Copy out the listing that follows, exact in every word, and skip the images.
>> Start AVAILABLE RECORDS
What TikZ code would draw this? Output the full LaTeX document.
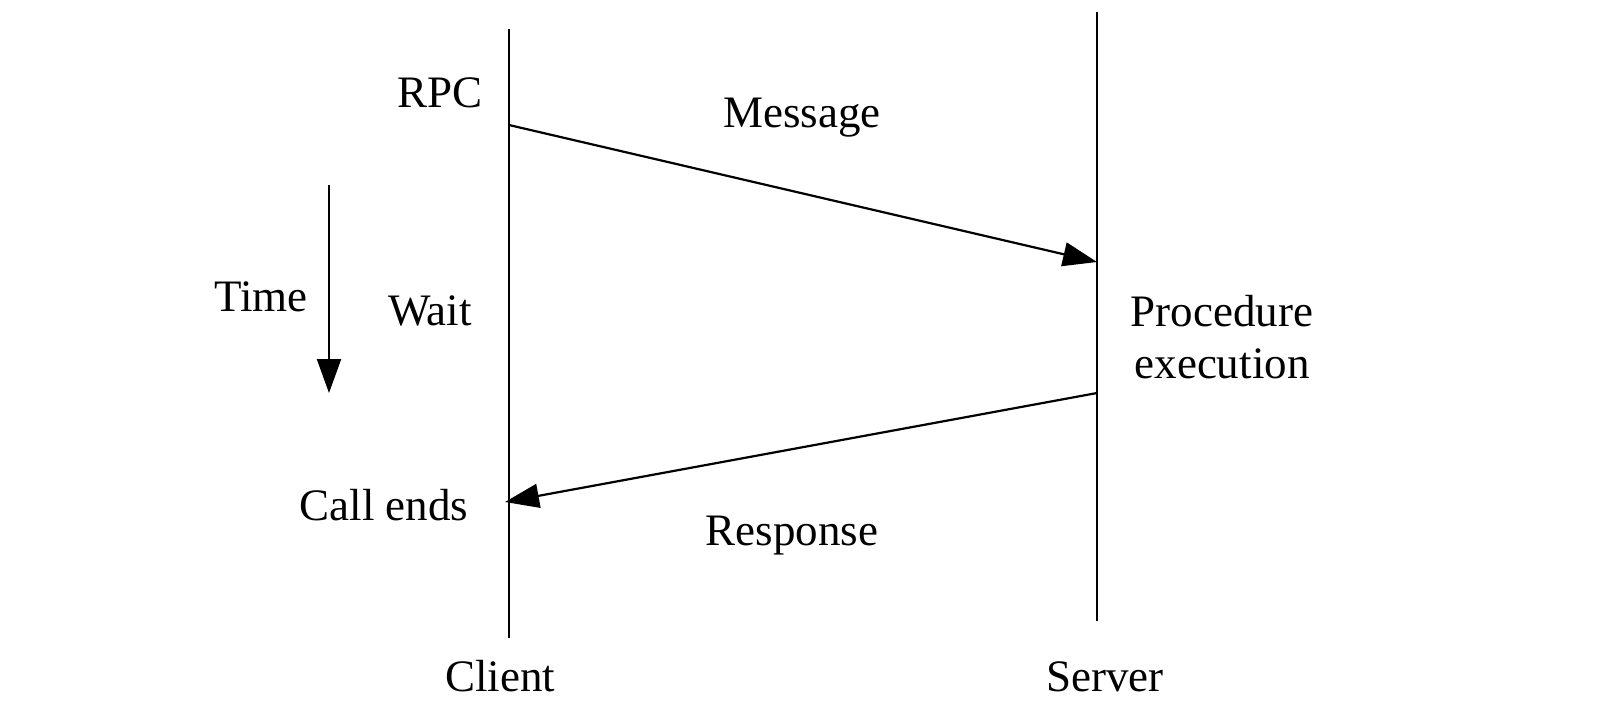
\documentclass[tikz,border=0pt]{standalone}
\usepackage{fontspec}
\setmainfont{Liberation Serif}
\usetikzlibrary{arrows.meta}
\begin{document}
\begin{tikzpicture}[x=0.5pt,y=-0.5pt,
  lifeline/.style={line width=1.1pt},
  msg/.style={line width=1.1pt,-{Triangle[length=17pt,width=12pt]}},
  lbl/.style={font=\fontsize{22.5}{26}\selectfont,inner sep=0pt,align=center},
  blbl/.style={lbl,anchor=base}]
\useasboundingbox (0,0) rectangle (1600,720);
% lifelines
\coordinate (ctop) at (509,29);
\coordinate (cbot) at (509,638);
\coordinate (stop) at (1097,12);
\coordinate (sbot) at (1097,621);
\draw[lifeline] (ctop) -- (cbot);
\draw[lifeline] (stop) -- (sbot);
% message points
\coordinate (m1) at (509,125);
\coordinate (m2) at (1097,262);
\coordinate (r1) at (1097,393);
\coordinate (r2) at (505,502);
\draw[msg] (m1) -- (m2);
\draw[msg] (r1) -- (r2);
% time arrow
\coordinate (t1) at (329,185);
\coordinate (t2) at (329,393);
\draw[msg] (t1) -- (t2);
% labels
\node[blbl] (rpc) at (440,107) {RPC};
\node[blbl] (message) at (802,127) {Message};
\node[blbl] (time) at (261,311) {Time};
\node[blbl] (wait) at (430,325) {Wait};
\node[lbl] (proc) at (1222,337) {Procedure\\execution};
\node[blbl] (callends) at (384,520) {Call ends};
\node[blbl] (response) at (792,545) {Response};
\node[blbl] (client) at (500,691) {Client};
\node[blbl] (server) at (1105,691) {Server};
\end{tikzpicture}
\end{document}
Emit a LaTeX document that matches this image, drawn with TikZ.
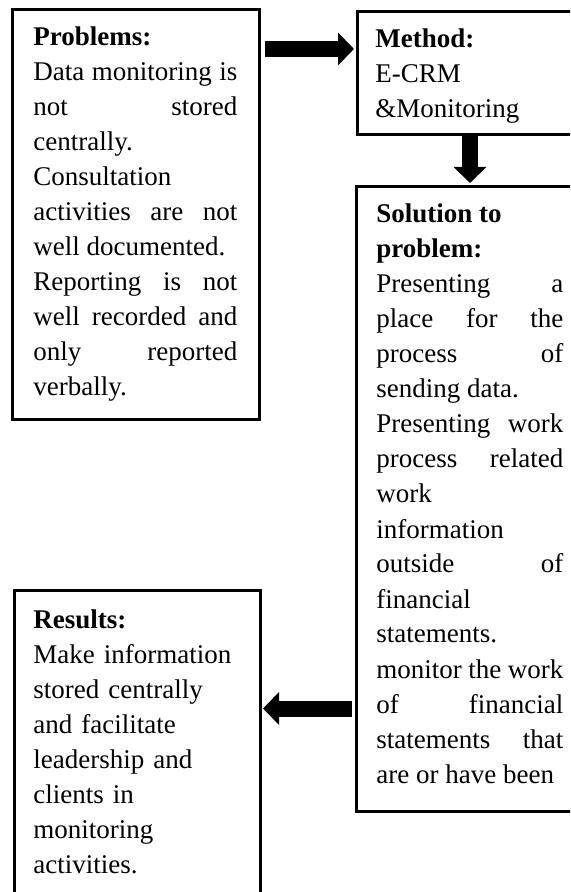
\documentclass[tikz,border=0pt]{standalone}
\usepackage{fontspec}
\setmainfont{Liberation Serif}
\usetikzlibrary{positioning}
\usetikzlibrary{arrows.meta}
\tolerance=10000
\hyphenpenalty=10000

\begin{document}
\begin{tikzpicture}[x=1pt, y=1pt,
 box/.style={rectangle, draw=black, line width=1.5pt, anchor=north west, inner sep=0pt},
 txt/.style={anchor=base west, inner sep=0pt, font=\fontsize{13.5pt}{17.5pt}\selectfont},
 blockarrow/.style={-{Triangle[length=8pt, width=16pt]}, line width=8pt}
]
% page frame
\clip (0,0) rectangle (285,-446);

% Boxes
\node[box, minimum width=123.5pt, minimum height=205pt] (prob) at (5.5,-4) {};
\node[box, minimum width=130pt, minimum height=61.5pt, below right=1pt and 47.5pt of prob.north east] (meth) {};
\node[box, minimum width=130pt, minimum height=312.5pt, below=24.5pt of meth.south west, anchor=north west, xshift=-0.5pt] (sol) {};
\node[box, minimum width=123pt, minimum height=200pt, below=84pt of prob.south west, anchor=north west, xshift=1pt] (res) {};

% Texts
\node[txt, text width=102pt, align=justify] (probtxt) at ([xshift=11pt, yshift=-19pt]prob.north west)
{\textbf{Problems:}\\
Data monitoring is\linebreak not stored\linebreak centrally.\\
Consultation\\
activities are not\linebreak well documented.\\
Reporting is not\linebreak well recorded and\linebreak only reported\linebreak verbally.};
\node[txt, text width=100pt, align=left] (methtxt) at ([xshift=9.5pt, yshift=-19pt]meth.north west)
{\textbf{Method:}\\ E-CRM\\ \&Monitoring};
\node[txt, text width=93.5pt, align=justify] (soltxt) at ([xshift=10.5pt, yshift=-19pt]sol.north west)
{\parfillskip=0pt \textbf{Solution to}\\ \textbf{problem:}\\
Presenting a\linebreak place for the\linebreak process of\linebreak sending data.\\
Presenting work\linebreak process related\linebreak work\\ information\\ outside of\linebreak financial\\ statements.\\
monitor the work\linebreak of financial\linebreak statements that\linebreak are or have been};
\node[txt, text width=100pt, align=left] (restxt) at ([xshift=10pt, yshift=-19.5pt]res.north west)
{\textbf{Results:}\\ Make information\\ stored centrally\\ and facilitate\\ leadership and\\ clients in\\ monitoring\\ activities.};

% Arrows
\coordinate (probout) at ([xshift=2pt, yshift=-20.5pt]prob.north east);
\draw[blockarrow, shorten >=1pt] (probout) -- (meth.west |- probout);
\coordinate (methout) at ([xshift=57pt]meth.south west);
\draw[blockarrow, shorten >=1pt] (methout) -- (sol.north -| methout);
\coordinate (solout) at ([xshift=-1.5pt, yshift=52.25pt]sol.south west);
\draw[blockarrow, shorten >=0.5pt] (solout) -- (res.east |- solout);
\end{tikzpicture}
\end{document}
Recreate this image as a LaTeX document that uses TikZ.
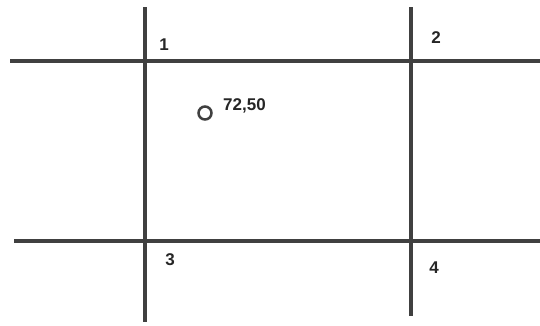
>> End AVAILABLE RECORDS
TASK OUTPUT:
What TikZ code would draw this? Output the full LaTeX document.
\documentclass[tikz,border=0pt]{standalone}
\usepackage{fontspec}
\setmainfont{Liberation Serif}
\usetikzlibrary{arrows.meta}
\begin{document}
\begin{tikzpicture}[x=0.5pt,y=-0.5pt,
  lifeline/.style={line width=1.1pt},
  msg/.style={line width=1.1pt,-{Triangle[length=17pt,width=12pt]}},
  lbl/.style={font=\fontsize{22.5}{26}\selectfont,inner sep=0pt,align=center},
  blbl/.style={lbl,anchor=base}]
\useasboundingbox (0,0) rectangle (1600,720);
% lifelines
\coordinate (ctop) at (509,29);
\coordinate (cbot) at (509,638);
\coordinate (stop) at (1097,12);
\coordinate (sbot) at (1097,621);
\draw[lifeline] (ctop) -- (cbot);
\draw[lifeline] (stop) -- (sbot);
% message points
\coordinate (m1) at (509,125);
\coordinate (m2) at (1097,262);
\coordinate (r1) at (1097,393);
\coordinate (r2) at (505,502);
\draw[msg] (m1) -- (m2);
\draw[msg] (r1) -- (r2);
% time arrow
\coordinate (t1) at (329,185);
\coordinate (t2) at (329,393);
\draw[msg] (t1) -- (t2);
% labels
\node[blbl] (rpc) at (440,107) {RPC};
\node[blbl] (message) at (802,127) {Message};
\node[blbl] (time) at (261,311) {Time};
\node[blbl] (wait) at (430,325) {Wait};
\node[lbl] (proc) at (1222,337) {Procedure\\execution};
\node[blbl] (callends) at (384,520) {Call ends};
\node[blbl] (response) at (792,545) {Response};
\node[blbl] (client) at (500,691) {Client};
\node[blbl] (server) at (1105,691) {Server};
\end{tikzpicture}
\end{document}
Emit a LaTeX document that matches this image, drawn with TikZ.
\documentclass[tikz,border=0pt]{standalone}
\usepackage{fontspec}
\setmainfont{Liberation Serif}
\usetikzlibrary{positioning}
\usetikzlibrary{arrows.meta}
\tolerance=10000
\hyphenpenalty=10000

\begin{document}
\begin{tikzpicture}[x=1pt, y=1pt,
 box/.style={rectangle, draw=black, line width=1.5pt, anchor=north west, inner sep=0pt},
 txt/.style={anchor=base west, inner sep=0pt, font=\fontsize{13.5pt}{17.5pt}\selectfont},
 blockarrow/.style={-{Triangle[length=8pt, width=16pt]}, line width=8pt}
]
% page frame
\clip (0,0) rectangle (285,-446);

% Boxes
\node[box, minimum width=123.5pt, minimum height=205pt] (prob) at (5.5,-4) {};
\node[box, minimum width=130pt, minimum height=61.5pt, below right=1pt and 47.5pt of prob.north east] (meth) {};
\node[box, minimum width=130pt, minimum height=312.5pt, below=24.5pt of meth.south west, anchor=north west, xshift=-0.5pt] (sol) {};
\node[box, minimum width=123pt, minimum height=200pt, below=84pt of prob.south west, anchor=north west, xshift=1pt] (res) {};

% Texts
\node[txt, text width=102pt, align=justify] (probtxt) at ([xshift=11pt, yshift=-19pt]prob.north west)
{\textbf{Problems:}\\
Data monitoring is\linebreak not stored\linebreak centrally.\\
Consultation\\
activities are not\linebreak well documented.\\
Reporting is not\linebreak well recorded and\linebreak only reported\linebreak verbally.};
\node[txt, text width=100pt, align=left] (methtxt) at ([xshift=9.5pt, yshift=-19pt]meth.north west)
{\textbf{Method:}\\ E-CRM\\ \&Monitoring};
\node[txt, text width=93.5pt, align=justify] (soltxt) at ([xshift=10.5pt, yshift=-19pt]sol.north west)
{\parfillskip=0pt \textbf{Solution to}\\ \textbf{problem:}\\
Presenting a\linebreak place for the\linebreak process of\linebreak sending data.\\
Presenting work\linebreak process related\linebreak work\\ information\\ outside of\linebreak financial\\ statements.\\
monitor the work\linebreak of financial\linebreak statements that\linebreak are or have been};
\node[txt, text width=100pt, align=left] (restxt) at ([xshift=10pt, yshift=-19.5pt]res.north west)
{\textbf{Results:}\\ Make information\\ stored centrally\\ and facilitate\\ leadership and\\ clients in\\ monitoring\\ activities.};

% Arrows
\coordinate (probout) at ([xshift=2pt, yshift=-20.5pt]prob.north east);
\draw[blockarrow, shorten >=1pt] (probout) -- (meth.west |- probout);
\coordinate (methout) at ([xshift=57pt]meth.south west);
\draw[blockarrow, shorten >=1pt] (methout) -- (sol.north -| methout);
\coordinate (solout) at ([xshift=-1.5pt, yshift=52.25pt]sol.south west);
\draw[blockarrow, shorten >=0.5pt] (solout) -- (res.east |- solout);
\end{tikzpicture}
\end{document}
Recreate this image as a LaTeX document that uses TikZ.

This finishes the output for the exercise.